И снова поразительные слова: остаться в живых – это надо сделать, именно сделать, так говорят о понятном и знакомом труде.

Хорошо, конечно, когда люди, с которыми делишь лихолетье, считают тебя и толковой, и смелой, но написать завещание и отправиться на фронт, во фронтовую полосу, для похорон, в сущности, чужого человека, человек может только сам и в полном убеждении, что иначе он поступить не может.

«20 декабря. Отправилась с Клавочкой на станцию Дунай. К 19-и час. пришли на Финляндский вокзал, и в 21 час под салют дальнобойных из города отправился наш поезд.

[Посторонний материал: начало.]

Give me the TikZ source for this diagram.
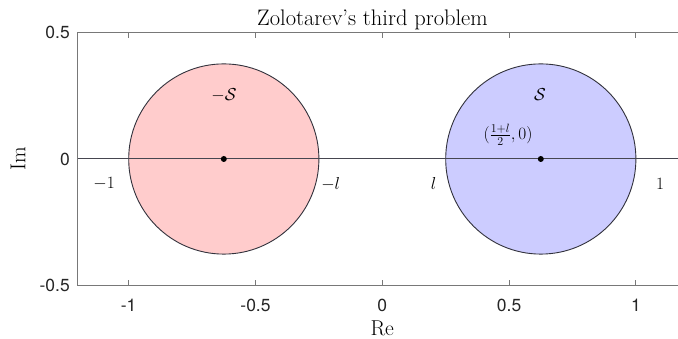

…На ст. Дунай приехали в 1 ночи. Вышли из поезда в глубокий снег. Вокзала нет. Нужно было идти дальше до деревни …таловки (не разобрал. – М. К.), поезд дальше не ходит. Весь горизонт был освещен непрерывно вспыхивающими осветительными ракетами. Это линия фронта. До завода Морозова были попутчики, дальше никого не пускают, а нам нужно было за завод пройти километров 8. По дороге расставлены военные посты, проверяли документы. Нас везде пускали, т. к. были даны командировочные со штаба. Подходили к заводу, подходили к фронту.

Велся непрерывный минометный и пулеметный огонь. Шли лесом, и разрывы ложились совсем рядом. В кустах, как звезды, мелькали бронебойные пули. Шли по берегу Невы, на том берегу стоят немцы и непрерывно обстреливают расположение наших войск. Ну и наши посылают им сдачи.

Нагнали красноармейца, он сказал, что фронтовая полоса от нас полкилометра. Нельзя курить и громко разговаривать. Не знаю, сколько прошли, но казалось очень долго пробирались по разным тропинкам, натыкаясь на замаскированные орудия, блиндажи и боеприпасы. В 4-ом часу добрались до деревни. Во всех домах размещались военные, никуда не пустили погреться, и ни у кого ничего нельзя узнать, у всех один ответ – «не знаем». Забрались на чердак конюшни. Промокли, устали и голодные, как волки. Заели по бутербродику, хотелось уснуть, но коченели, как только переставали двигаться. Поднялся сильный ветер, неся с собой тучи снега. Дверь распахивалась и сильно хлопала. Внизу кашляла лошадь и монотонно пережевывала сено».

Прочитав последние фразы, я остановился и не мог читать дальше. Перечитывал и не верил своим глазам.